Ermineskin Cree Nation
- People: Cree
- Treaty: Treaty 6
- Headquarters: Maskwacis
- Province: Alberta

Land
- Main reserve: Ermineskin 138
- Reserve: Pigeon Lake 138A
- Land area: 122.169 km^{2} (47.170 sq mi)

Population (2019)
- On reserve: 3290
- On other land: 11
- Off reserve: 1578
- Total population: 4879

Government
- Chief: Joel Mykat

Website
- ermineskin.ca

= Ermineskin Cree Nation =

Cree First Nations band government in Alberta, Canada

Ermineskin Cree Nation /ˈɜːrmᵻn.skɪn/ also known as the Ermineskin Tribe (ᓀᔮᐢᑵᔮᕽ, neyâskweyâhk), is a Cree First Nations band government in Alberta, Canada. A signatory to Treaty 6, Ermineskin is one of the Four Nations of Maskwacis, Alberta's largest Indigenous community.

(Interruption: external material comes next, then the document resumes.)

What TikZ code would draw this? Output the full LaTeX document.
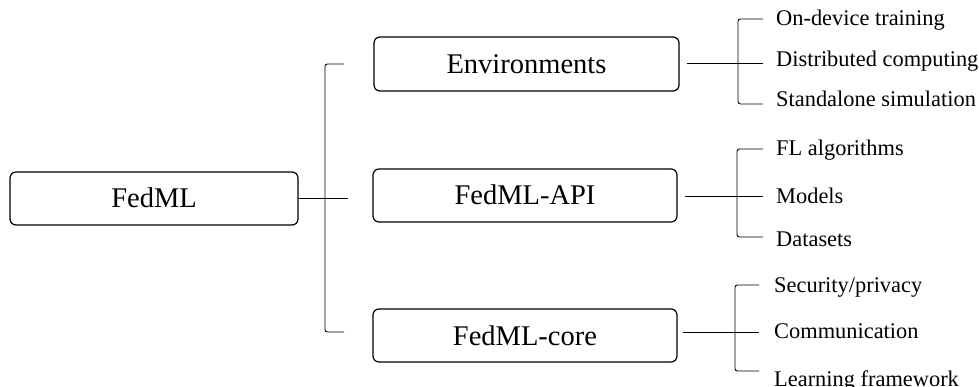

As of 2019, there are 4,879 registered Ermineskin Cree, of which 3,290 were living on reserve.

== Name ==
The First Nation took its name from Ermineskin Kosikosowayano also known as Baptiste Piche), Chief of the Bear Hills Cree. He was the son of Peechee (Pisu - "Mountain Lion", also known as Louis Piche), Chief of the Asini Wachi Nehiyawak (Cree groups of the Rocky/Mountain Cree) and later head chief of the Rocky Mountain Cree (Asini Wachi Wi Iniwak or Asinīskāwiyiniwak) and also brother-in-law of Poundmaker, Chief of the River Cree (Sipi Wi Iniwak or Sīpīwininiwak). Ermineskin was the younger brother of the well-known Kiskiyo, Bobtail, also known as Alexis Piche), who became Chief of the Bear Hills Cree after the death of their father Louie Piche also known as Pisu) who was the chief of the Rocky Cree (Asini Wachi Wi Iniwak or Asinīskāwiyiniwak) and became later head chief of the Western Cree (‘Pakisimotan Wi Iniwak’) and soon after head chief of all the groups of the Upstream People (Natimiw Iyiniwak or Natimiyininiwak).

==Indian reserves==
The Ermineskin Cree Nation's two reserves (around Maskwacis, Alberta) total about 22,512 hectares and lived in an area around Pigeon Lake and the Bear Hills (known in Cree as Maskwacheesihkare). Therefore, they were called Maskwa Wachi-is Ininiwak, Maskwacheesihk Wiyiniwak or Amiskwacīwiyiniwak, meaning 'Bear Hills Cree'. While the Ermineskin traditional territory includes the reserve lands, the reserve was formally established in 1885. The land houses substantial oil and gas deposits, agricultural land, and waterfront access to Pigeon Lake. The Canadian Pacific Kansas City railway runs through the reserve.

The two reserves are:
- Ermineskin Indian Reserve No. 138, 10295.8 ha.
- Pigeon Lake Indian Reserve No. 138A, 1921 ha.
Pigeon Lake IR No. 138A is shared with three other governments, the Samson First Nation, the Louis Bull First Nation and the Montana First Nation.